What (Might Have) Happened

“It’s important that we understand what really happened. Because that’s the only way we can stop it from happening again.”

Last year’s election of Donald Trump prompted me to write an open breakup letter to American political coverage. My resolve has eroded steadily over the past 10 months, but it shattered today. This morning I started reading What Happened, Hillary Clinton’s 464-page memoir of the 2016 election, and I finished it in the afternoon. I couldn’t put it down – not because it’s another insider account of public events, but because it’s so much more than a private memoir. (Also, it was my birthday. And I’m on sabbatical. So my inbox could wait.)

What’s it really like to be Hillary Clinton? You’ll find some hints here, but her confession still feels guarded. Depite rumours to the contrary, Clinton isn’t running for future poltical office. So she (mostly) writes like someone who has nothing to lose from an honest, embittered, unflinching account of how she lost the Presidency to a manifestly unqualified man.

Trump and his campaign earn their share of blame, as do James Comey, Bernie Sanders, Vladimir Putin, the electoral college, sexism, misogyny, fake news, voter suppression, and the media’s obsession with the non-story of her private email server. (The New York Times is a particular target, as they mentioned in their review today.)

But Clinton also focuses unrelentingly on her own mistakes and flaws. She should have commiserated better with suffering people, instead of offering policy prescriptions. She should have simplified her message into bumper-sticker slogans (“Build the Wall!”). Sometimes it feels like false modesty, like in her recurring frustration that national campaigns aren’t the place for earnest, detailed, intelligent, nuanced, substantive policy disussions. Or in her regret that she couldn’t do anything to shake people’s entrenched ideas of her identity. Or that she couldn’t harness the cultural anxiety and economic malaise and be the ‘change’ rather than the ‘establishment’ candidate.

At times her laments feel like they’re about a broken system, not a flawed candidate. And they’re probably right. One of her most compelling chapters, “On Being a Woman in Politics,” is about double standards and ingrained suspicions of ambitious women in public life.

There are also moments here that feel out of place, like a lengthy disquisition on gun rights and public safety. Her chapter on the Russian hacking is so technically detailed (on algorithms, bots, and trolls) that you almost see her researcher’s notes; at least, it feels out of character for one who repeatedly claims to be more digital naivité than digital native.

Still, Clinton closes the memoir on a hopeful tone. Her prescription for future change involves (not surprisingly) more people committed to public service, more empathy for people unlike yourself, more love and kindness. She’s optimistic about seeing a woman President elected in her lifetime.

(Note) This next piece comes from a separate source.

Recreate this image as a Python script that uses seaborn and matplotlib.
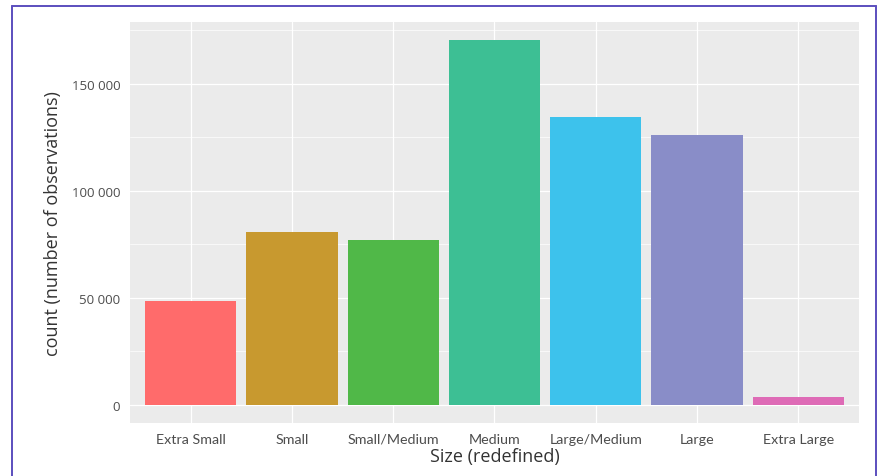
import matplotlib
matplotlib.use("Agg")
import matplotlib.pyplot as plt
import seaborn as sns
import pandas as pd
from matplotlib.ticker import FuncFormatter, MultipleLocator
from matplotlib.lines import Line2D

categories = ["Extra Small", "Small", "Small/Medium", "Medium", "Large/Medium", "Large", "Extra Large"]
counts = [48600, 80600, 76900, 170400, 134500, 126300, 3500]
colors = ["#FF6B6B", "#C8992F", "#50B848", "#3DBF94", "#3DC2EC", "#898DC8", "#DE6BB6"]
y_ticks = [0, 50000, 100000, 150000]

df = pd.DataFrame({"size": categories, "count": counts})

sns.set_theme(style="white")
fig = plt.figure(figsize=(8.79, 4.77), dpi=100)
ax = fig.add_axes([130/879, 1-424/477, (859-130)/879, (424-23)/477])
sns.barplot(data=df, x="size", y="count", hue="size", order=categories,
            palette=colors, saturation=1, width=0.9, legend=False, ax=ax,
            edgecolor="none", linewidth=0)

ymax = max(counts)
ax.set_ylim(-0.05*ymax, 1.05*ymax)
ax.set_xlim(-0.6, len(categories)-0.4)
ax.set_facecolor("#EBEBEB")
for s in ax.spines.values():
    s.set_visible(False)
ax.set_yticks(y_ticks)
ax.yaxis.set_minor_locator(MultipleLocator(25000))
ax.yaxis.set_major_formatter(FuncFormatter(lambda v, p: f"{int(v):,}".replace(",", " ")))
ax.set_axisbelow(True)
ax.grid(which="major", axis="both", color="white", linewidth=0.9)
ax.grid(which="minor", axis="y", color="white", linewidth=0.5)
ax.tick_params(axis="both", which="both", length=0)
ax.tick_params(axis="y", pad=7, labelsize=9.5, labelcolor="#4D4D4D")
ax.tick_params(axis="x", pad=7, labelsize=10.3, labelcolor="#4D4D4D")
for lab in ax.get_yticklabels():
    lab.set_fontfamily(["Open Sans", "DejaVu Sans"])
for lab in ax.get_xticklabels():
    lab.set_fontfamily(["Lato", "DejaVu Sans"])

ax.set_ylabel("count (number of observations)", fontsize=13, color="#333333",
              family=["Open Sans", "DejaVu Sans"], labelpad=7)
ax.set_xlabel("Size (redefined)", fontsize=13, color="#333333",
              family=["Open Sans", "DejaVu Sans"], labelpad=2)

# purple frame
fc = "#5B4EBE"
fig.add_artist(Line2D([12/879, 12/879], [-0.05, 1-7/477], transform=fig.transFigure, color=fc, linewidth=1.4))
fig.add_artist(Line2D([12/879, 876/879], [1-7/477, 1-7/477], transform=fig.transFigure, color=fc, linewidth=1.4))
fig.add_artist(Line2D([876/879, 876/879], [-0.05, 1-7/477], transform=fig.transFigure, color=fc, linewidth=1.4))

fig.savefig("out.png", dpi=100)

For those who anticipated Clinton’s acceptance speech on election night, it can be hard to read excerpts from that speech, and to learn how carefully her team planned every element of her Presidency’s first hundred days. It’s difficult to hear that from the most qualified candidate for that office in a generation, one who just happened to be a woman. The worst part of 2016 isn’t what happened, but what might have happened.